SET PROBLEM —
Pull each line containing "this" out of the data and copy it.

== WORKING DATA ==

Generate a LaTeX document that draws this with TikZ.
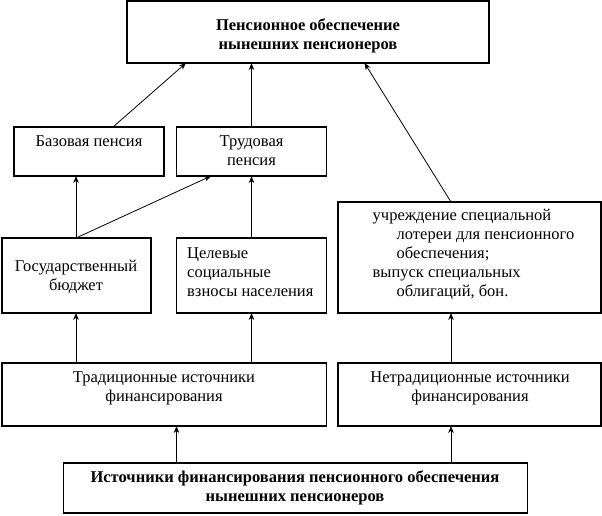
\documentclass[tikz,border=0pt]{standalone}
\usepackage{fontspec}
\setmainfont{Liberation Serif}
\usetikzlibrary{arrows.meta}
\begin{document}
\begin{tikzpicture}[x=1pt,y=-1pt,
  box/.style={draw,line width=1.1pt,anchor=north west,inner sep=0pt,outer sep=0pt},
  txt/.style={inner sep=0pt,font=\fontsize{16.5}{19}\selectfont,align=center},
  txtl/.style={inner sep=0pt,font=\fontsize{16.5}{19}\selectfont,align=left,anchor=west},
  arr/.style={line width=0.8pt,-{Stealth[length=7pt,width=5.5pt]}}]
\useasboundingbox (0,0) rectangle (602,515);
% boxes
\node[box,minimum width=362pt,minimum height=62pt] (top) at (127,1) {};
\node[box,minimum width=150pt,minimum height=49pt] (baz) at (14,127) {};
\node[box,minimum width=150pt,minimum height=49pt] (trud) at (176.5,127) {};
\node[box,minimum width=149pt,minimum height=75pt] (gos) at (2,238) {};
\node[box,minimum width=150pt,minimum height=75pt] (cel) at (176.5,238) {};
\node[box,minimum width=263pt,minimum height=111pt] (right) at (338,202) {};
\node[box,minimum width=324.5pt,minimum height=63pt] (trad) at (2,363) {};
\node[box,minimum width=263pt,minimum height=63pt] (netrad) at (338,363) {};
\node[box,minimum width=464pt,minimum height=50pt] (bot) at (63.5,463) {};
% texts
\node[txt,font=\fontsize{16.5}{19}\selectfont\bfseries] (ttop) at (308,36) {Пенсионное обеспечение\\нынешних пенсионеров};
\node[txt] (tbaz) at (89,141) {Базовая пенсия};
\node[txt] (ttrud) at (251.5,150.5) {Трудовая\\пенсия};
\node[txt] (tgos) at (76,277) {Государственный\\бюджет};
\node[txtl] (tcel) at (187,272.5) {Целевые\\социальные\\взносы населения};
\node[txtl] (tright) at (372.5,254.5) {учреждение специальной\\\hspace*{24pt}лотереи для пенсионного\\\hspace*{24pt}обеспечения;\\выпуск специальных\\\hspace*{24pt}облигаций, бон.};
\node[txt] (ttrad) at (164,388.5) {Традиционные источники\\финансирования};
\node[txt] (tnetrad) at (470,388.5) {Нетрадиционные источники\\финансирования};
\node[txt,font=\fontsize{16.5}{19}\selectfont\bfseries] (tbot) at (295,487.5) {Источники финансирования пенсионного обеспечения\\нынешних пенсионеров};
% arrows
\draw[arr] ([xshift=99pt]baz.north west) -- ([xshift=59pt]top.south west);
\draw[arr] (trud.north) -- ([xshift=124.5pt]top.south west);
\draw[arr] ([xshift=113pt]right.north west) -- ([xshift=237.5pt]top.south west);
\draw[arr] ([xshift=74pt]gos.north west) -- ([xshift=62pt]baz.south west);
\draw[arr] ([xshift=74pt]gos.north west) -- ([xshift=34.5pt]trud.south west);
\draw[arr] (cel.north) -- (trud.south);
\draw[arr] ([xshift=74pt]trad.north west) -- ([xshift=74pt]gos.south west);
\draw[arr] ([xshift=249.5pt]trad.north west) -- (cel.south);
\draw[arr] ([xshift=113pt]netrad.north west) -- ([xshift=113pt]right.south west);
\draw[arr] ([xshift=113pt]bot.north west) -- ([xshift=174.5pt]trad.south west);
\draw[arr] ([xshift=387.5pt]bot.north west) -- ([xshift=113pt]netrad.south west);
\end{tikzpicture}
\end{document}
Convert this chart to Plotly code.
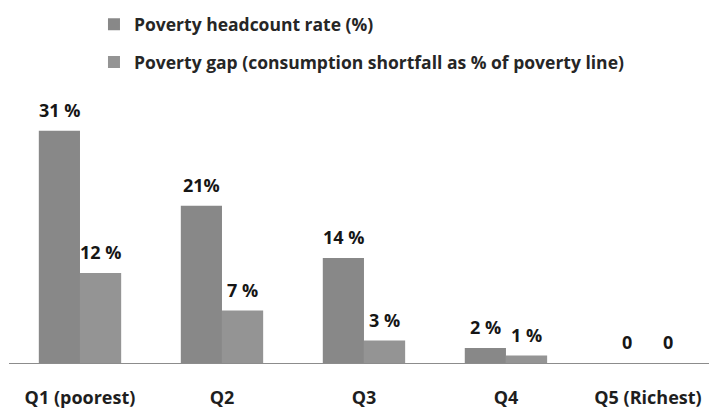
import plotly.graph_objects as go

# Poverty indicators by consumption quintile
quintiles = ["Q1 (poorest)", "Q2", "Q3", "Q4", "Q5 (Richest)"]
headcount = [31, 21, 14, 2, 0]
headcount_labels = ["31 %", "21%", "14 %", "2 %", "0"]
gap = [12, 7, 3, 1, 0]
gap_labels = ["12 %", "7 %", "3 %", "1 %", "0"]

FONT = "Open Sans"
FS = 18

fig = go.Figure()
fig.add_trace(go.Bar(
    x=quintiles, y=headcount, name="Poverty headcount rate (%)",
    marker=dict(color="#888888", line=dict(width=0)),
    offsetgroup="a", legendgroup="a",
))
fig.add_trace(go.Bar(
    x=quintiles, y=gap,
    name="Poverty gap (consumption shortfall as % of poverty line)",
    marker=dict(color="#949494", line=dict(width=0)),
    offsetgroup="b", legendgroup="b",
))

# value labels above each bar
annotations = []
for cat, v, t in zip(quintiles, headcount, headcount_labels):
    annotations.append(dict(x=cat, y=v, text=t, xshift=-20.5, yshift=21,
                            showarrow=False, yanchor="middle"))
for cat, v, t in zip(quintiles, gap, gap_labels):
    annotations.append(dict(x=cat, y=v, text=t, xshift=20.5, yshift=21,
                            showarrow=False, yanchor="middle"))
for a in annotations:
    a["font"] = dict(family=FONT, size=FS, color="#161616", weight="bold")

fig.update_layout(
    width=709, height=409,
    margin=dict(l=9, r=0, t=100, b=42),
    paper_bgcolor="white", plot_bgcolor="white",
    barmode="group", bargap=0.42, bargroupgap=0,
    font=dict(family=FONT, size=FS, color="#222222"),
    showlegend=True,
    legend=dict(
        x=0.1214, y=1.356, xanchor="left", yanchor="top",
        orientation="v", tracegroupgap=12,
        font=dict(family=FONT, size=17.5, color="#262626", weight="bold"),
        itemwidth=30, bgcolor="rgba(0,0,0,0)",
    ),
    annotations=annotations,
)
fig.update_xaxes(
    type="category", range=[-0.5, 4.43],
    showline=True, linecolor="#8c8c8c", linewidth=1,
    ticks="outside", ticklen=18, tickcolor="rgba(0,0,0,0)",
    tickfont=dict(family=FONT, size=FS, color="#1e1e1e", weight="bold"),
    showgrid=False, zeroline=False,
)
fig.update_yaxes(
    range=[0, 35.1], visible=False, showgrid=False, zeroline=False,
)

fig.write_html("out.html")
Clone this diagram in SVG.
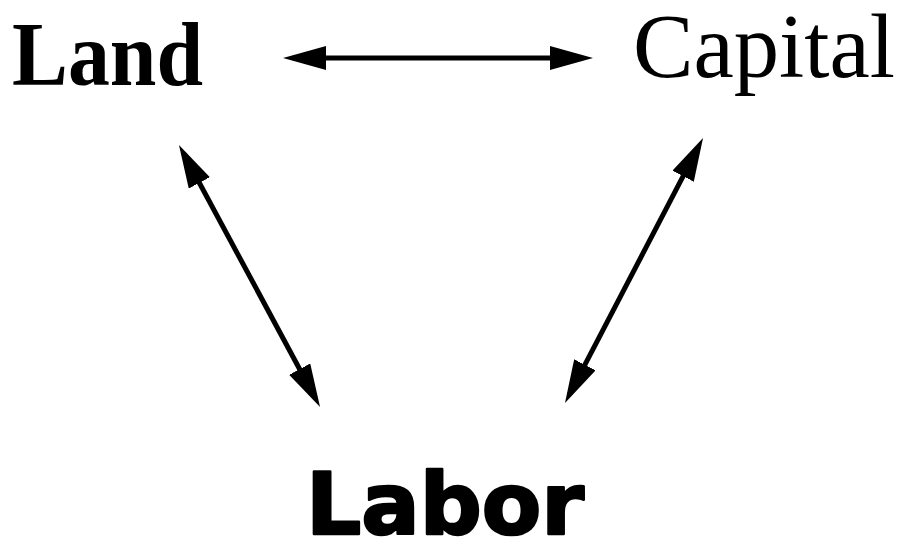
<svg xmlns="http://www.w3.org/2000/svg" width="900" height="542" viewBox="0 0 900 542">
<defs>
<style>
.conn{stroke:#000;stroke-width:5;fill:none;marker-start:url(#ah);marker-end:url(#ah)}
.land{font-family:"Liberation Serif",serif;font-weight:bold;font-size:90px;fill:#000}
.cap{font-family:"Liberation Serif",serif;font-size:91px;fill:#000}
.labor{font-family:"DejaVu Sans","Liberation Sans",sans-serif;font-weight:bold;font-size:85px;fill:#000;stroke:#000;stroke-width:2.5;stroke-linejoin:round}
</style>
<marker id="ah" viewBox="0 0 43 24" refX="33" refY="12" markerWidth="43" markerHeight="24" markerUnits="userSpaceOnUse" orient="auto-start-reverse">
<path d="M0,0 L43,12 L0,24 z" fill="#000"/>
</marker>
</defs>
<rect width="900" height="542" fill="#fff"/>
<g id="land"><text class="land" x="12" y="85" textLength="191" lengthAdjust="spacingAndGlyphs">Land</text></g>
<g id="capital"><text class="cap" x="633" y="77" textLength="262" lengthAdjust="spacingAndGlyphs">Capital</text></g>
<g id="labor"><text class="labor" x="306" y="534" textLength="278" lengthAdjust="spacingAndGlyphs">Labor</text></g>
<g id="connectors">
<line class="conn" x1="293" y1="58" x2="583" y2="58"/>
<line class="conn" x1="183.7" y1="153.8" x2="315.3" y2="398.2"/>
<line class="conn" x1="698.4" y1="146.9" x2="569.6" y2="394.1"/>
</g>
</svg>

===

SOLUTION BELOW —
Generate a LaTeX document that draws this with TikZ.
Convert this chart to Plotly code.
Clone this diagram in SVG.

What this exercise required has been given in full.